---------- Data records ----------

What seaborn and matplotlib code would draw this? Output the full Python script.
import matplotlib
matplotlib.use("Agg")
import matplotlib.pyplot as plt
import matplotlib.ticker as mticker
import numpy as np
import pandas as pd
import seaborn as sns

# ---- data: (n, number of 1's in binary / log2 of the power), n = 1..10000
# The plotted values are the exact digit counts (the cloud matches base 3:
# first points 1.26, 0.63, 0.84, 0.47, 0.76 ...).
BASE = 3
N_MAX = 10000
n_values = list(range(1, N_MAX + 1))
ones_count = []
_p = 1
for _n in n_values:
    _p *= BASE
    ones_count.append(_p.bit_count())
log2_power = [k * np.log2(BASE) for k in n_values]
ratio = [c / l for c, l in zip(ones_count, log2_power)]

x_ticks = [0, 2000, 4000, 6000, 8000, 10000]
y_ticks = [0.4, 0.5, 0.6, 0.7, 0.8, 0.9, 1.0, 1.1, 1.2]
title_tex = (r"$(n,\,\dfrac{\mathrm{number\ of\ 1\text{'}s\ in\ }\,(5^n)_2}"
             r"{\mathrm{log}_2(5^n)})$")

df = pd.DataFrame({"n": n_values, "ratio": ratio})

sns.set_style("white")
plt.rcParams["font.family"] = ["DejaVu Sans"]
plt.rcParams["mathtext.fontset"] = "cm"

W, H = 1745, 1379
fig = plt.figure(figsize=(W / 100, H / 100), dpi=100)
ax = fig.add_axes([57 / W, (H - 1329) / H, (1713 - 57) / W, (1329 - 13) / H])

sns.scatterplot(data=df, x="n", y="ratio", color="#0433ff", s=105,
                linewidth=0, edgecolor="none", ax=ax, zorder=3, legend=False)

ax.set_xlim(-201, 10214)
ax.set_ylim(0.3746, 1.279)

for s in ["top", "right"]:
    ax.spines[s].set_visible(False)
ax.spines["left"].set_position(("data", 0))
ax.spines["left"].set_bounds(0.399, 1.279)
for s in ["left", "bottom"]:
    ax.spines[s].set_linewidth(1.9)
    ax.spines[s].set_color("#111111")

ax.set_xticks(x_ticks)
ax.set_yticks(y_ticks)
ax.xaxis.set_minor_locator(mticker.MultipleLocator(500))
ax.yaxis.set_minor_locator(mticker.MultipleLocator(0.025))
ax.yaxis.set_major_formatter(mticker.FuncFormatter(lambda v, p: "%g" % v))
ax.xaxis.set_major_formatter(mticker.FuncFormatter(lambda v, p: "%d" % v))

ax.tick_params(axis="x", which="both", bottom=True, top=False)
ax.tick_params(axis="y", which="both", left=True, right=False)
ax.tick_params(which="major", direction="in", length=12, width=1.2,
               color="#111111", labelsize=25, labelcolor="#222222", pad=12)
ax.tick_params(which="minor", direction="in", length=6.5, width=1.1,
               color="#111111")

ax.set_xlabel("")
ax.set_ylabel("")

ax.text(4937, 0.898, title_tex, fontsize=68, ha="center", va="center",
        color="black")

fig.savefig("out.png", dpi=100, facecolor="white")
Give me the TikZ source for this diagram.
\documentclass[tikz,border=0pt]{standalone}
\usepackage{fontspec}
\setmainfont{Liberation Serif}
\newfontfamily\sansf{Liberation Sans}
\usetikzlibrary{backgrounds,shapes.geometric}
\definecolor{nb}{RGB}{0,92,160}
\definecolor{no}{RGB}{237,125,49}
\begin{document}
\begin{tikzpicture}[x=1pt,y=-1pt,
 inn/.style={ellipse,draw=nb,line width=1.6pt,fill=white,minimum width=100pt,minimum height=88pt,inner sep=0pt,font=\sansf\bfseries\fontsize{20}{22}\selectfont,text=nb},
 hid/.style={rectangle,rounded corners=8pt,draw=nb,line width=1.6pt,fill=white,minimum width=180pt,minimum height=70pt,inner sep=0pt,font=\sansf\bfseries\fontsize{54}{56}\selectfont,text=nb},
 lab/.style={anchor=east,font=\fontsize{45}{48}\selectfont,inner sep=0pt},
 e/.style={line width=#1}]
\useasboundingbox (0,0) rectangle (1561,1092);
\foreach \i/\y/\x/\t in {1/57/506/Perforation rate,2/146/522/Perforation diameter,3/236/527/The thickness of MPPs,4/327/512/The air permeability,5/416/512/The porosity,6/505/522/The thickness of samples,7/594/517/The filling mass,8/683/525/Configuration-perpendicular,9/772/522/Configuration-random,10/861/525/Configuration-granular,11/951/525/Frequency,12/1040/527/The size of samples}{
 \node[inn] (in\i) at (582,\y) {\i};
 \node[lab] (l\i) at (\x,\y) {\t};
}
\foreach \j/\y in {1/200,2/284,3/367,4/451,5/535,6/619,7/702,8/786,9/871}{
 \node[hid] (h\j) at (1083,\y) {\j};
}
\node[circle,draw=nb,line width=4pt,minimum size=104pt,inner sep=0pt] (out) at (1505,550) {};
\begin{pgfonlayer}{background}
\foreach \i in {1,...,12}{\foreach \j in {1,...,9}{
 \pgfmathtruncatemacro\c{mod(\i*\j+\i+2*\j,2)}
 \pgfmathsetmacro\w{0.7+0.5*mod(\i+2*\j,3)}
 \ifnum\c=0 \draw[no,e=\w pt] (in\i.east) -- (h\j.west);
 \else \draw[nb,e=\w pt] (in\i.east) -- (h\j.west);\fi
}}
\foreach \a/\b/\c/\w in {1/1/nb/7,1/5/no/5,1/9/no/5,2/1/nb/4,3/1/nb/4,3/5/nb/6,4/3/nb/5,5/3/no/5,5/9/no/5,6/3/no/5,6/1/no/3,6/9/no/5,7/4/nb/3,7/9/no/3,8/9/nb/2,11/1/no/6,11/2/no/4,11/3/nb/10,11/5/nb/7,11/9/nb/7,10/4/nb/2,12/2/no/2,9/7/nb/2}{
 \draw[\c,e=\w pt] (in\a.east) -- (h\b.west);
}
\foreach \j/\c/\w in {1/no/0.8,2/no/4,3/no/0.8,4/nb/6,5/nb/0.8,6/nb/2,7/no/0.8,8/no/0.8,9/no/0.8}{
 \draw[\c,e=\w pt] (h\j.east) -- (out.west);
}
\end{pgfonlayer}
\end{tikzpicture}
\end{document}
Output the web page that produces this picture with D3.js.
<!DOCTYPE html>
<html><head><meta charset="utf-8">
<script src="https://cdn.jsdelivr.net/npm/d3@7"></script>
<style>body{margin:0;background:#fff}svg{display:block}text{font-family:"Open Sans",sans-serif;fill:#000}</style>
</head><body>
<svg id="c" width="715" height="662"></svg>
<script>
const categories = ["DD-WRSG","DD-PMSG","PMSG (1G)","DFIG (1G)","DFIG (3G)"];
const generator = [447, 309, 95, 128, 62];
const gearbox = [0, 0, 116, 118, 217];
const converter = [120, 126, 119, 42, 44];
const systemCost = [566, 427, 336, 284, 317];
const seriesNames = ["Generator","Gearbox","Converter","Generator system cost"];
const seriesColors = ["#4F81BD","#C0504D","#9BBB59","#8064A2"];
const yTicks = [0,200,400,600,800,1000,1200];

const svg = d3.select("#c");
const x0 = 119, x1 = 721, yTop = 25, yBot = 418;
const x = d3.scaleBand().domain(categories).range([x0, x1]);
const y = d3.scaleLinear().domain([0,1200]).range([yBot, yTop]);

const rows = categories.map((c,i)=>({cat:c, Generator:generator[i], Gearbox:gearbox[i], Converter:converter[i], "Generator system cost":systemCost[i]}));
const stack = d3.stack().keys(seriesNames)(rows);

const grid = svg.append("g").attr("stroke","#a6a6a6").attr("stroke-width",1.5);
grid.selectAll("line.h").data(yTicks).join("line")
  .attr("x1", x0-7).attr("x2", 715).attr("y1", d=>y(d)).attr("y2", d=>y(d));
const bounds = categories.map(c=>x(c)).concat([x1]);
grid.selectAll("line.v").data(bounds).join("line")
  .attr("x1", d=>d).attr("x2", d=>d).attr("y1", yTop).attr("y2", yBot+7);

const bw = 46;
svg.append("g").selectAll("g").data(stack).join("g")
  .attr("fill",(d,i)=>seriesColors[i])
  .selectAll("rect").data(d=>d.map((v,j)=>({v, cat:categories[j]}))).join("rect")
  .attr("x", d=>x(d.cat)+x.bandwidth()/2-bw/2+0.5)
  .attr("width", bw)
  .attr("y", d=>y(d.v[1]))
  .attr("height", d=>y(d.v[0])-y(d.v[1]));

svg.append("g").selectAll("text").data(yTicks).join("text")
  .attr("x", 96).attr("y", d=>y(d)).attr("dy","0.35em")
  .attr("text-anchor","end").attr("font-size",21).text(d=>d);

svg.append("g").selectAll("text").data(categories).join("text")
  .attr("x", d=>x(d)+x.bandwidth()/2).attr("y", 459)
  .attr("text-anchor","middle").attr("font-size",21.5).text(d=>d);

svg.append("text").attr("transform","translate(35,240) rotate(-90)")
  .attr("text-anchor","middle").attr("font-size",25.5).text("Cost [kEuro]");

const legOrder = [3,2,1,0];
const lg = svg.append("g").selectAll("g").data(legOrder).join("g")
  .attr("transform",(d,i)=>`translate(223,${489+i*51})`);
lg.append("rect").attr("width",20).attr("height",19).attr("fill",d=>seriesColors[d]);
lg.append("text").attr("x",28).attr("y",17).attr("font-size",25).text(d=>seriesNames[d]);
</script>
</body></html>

----------

● Problem
Using the listing, say how many lines include the word "this", and add nothing else.

● Solution to the exercise
3